Keyboard shortcuts

Press or to navigate between chapters

Press S or / to search in the book

Press ? to show this help

Press Esc to hide this help

Incident Response Runbook (ReasonKit MCP (Pro))

This runbook provides standardized procedures for handling security and operational incidents involving ReasonKit MCP (Pro) deployments.


1. Incident Classification

SeverityDescriptionResponse Time
P0 (Critical)Core reasoning engine down; Data breach; PII leakage.< 15 Minutes
P1 (High)Significant latency degradation (>2s); Specific ThinkTools failing.< 1 Hour
P2 (Medium)Minor feature bugs; Intermittent API errors.< 4 Hours
P3 (Low)Documentation typos; Aesthetic UI issues.Next Business Day

2. Response Phases

Phase 1: Identification & Triage

  • Alert Source: PagerDuty, Datadog (Logic Drift), or User Report.
  • Action: Validate the incident. Identify the TenantID and RequestID affected.

Phase 2: Containment

  • Action: If a specific model is hallucinating, switch the reasoning profile to a fallback model (e.g., switch from deep to balanced).
  • Action: If PII leakage is detected, rotate API keys and flush the associated vector cache immediately.

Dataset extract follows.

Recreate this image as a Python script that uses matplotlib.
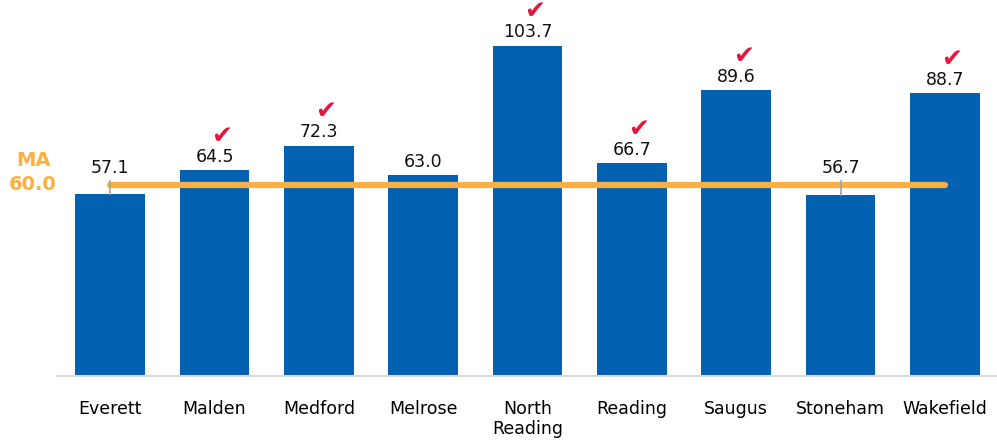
import numpy as np
import matplotlib.pyplot as plt

towns = ["Everett", "Malden", "Medford", "Melrose", "North\nReading",
         "Reading", "Saugus", "Stoneham", "Wakefield"]
values = [57.1, 64.5, 72.3, 63.0, 103.7, 66.7, 89.6, 56.7, 88.7]
checked = [False, True, True, False, True, True, True, False, True]
ma_value = 60.0

bar_color = "#0262B1"
line_color = "#FBB040"
check_color = "#E2173D"

fig = plt.figure(figsize=(9.97, 4.43), dpi=100)
ax = fig.add_axes([57 / 997, 67 / 443, 1 - 57 / 997, 1 - 67 / 443])

x = np.arange(len(towns))
ax.bar(x, values, width=0.67, color=bar_color, zorder=2)

# state average line across the bars
ax.plot([x[0], x[-1]], [ma_value, ma_value], color=line_color, lw=4.5,
        solid_capstyle="round", zorder=3)

for xi, v, ok in zip(x, values, checked):
    if v < ma_value:
        # leader from bar top to the label sitting above the line
        ax.plot([xi, xi], [v, ma_value + 1.3], color="#A0A0A0", lw=1.2, zorder=4)
        ly = ma_value + 1.6
    else:
        ly = v + 0.6
    ax.annotate(f"{v:.1f}", (xi, ly), xytext=(0, 2), textcoords="offset points",
                ha="center", va="bottom", fontsize=12.5, color="#111111")
    if ok:
        ax.annotate("\u2714", (xi, ly), xytext=(5, 15), textcoords="offset points",
                    ha="center", va="bottom", fontsize=18, color=check_color)

ax.text(-0.74, ma_value + 7.5, "MA", ha="center", va="center", fontsize=14,
        fontweight="bold", color=line_color, clip_on=False)
ax.text(-0.74, ma_value, "60.0", ha="center", va="center", fontsize=14,
        fontweight="bold", color=line_color, clip_on=False)

ax.set_xlim(-0.51, 8.5)
ax.set_ylim(0, 118)
ax.set_xticks(x)
ax.set_xticklabels(towns, fontsize=12.5, linespacing=1.2, va="top")
ax.tick_params(axis="x", length=0, pad=17)
ax.set_yticks([])
for side in ["top", "right", "left"]:
    ax.spines[side].set_visible(False)
ax.spines["bottom"].set_color("#D9D9D9")
ax.spines["bottom"].set_linewidth(1.5)

fig.savefig("out.png", dpi=100)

Phase 3: Eradication & Recovery

  • Action: Patch the vulnerable protocol or logic step.
  • Action: Redeploy affected ReasonKit nodes.
  • Action: Verify system health via rk benchmark.

Phase 4: Post-Mortem

  • Action: Document the root cause.
  • Action: Update the ThinkTool protocol to prevent recurrence.

3. Specific Scenarios

Scenario: Reasoning Logic Drift (Confidence < 0.4)

  • Detection: Prometheus alert on reasonkit_logic_confidence.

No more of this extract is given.